For more than two decades, I have been “Mom.” It’s the name I’ve heard most often, the role I’ve lived most fully, the identity that has shaped nearly every moment of my days. I’ve packed lunches, driven carpool, soothed broken hearts, cheered at games, managed homework and hormones, prayed over sleeping heads, and poured every ounce of energy into growing these beautiful humans. My life has been a rhythm of needs, noise, and nurturing.

And now, the house is quiet.
The last of our daughters just left for college, and while I’m proud beyond words of the woman she is becoming, I find myself sitting in the stillness of our home with a question echoing in my soul:
Now what?
It’s a strange thing to live so long for others and then suddenly be met with space—both physically and emotionally. The calendar is no longer filled with school schedules or team mom things. I don’t have to mentally prepare for a teenager to come flying through the door with a crisis or a victory. The laundry is significantly less. The shoes by the door are only mine and my husbands.
I’ve always known this day would come. I’ve whispered with other moms at graduations and goodbyes about what we’d do when the nest was empty. But nothing really prepares you for the quiet weight of it when it arrives. There’s grief, real and raw. Not because anything bad has happened—but because something deeply meaningful has changed.
And in the midst of this change, I’m realizing that my identity has been so deeply intertwined with motherhood that I didn’t always pause to ask who am I apart from this?
I know I’m still a mom – and I always will be. But the daily, hands-on role has shifted into something more like long-distance support, prayer warrior, and “just checking in” texts. It’s a blessing, yes, but it’s also a deep ache. Because the work I did for so long was mostly unseen, and now the quiet makes it feel like it’s slipping into invisibility.
So I’m asking God – sometimes in tears, sometimes in frustration, always in hope – to help me see who I am now.
In Isaiah 43:19, the Lord says, “See, I am doing a new thing! Now it springs up; do you not perceive it?” I want to perceive it. I want to step into this next chapter not just surviving, but fully living. I want to uncover what God has for me now that the daily demands of motherhood are no longer front and center.
But it’s not easy.
There are days I feel purposeless. Lonely. Disoriented. There are moments when I walk past an empty bedroom and feel the loss all over again. There are nights when I wonder if I still matter as much as I did when someone called for me from down the hall.

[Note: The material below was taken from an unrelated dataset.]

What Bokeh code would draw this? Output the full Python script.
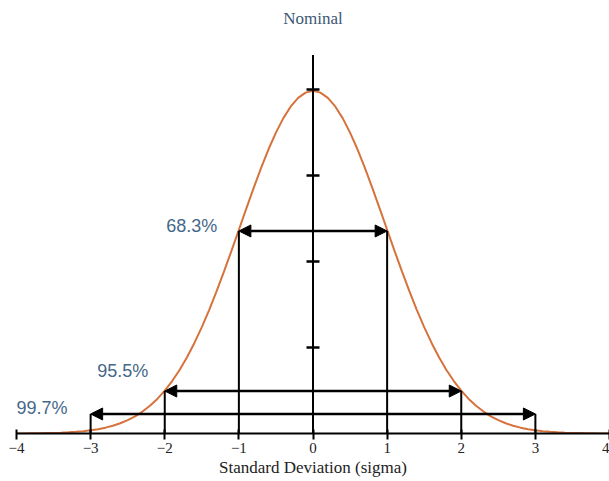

And yet, even in this wrestling, I sense the gentle hand of the Father reminding me that my purpose has never been in a role, it’s always been in Him.
My worth is not tied to being needed in the ways I once was. It’s rooted in being His.
I’m learning to rest in that truth, even as I explore what’s next. Maybe it’s a new project. Maybe it’s serving in ways I didn’t have time for before. Maybe it’s rediscovering my voice, my creativity, my passions. Maybe it’s as simple and profound as waking up each day and saying, “Here I am, Lord. What do You have for me today?”
This season is tender. It’s sacred. And it’s stretching me in ways I never expected. But I believe God isn’t done writing my story just because one chapter has closed.
He’s the author, after all. And He’s still holding the pen.
So, here I am. Still a mom, always a mom. But also a woman rediscovering her heart, her voice, and her God in the quiet.
And I believe, with everything in me, that the best is yet to come.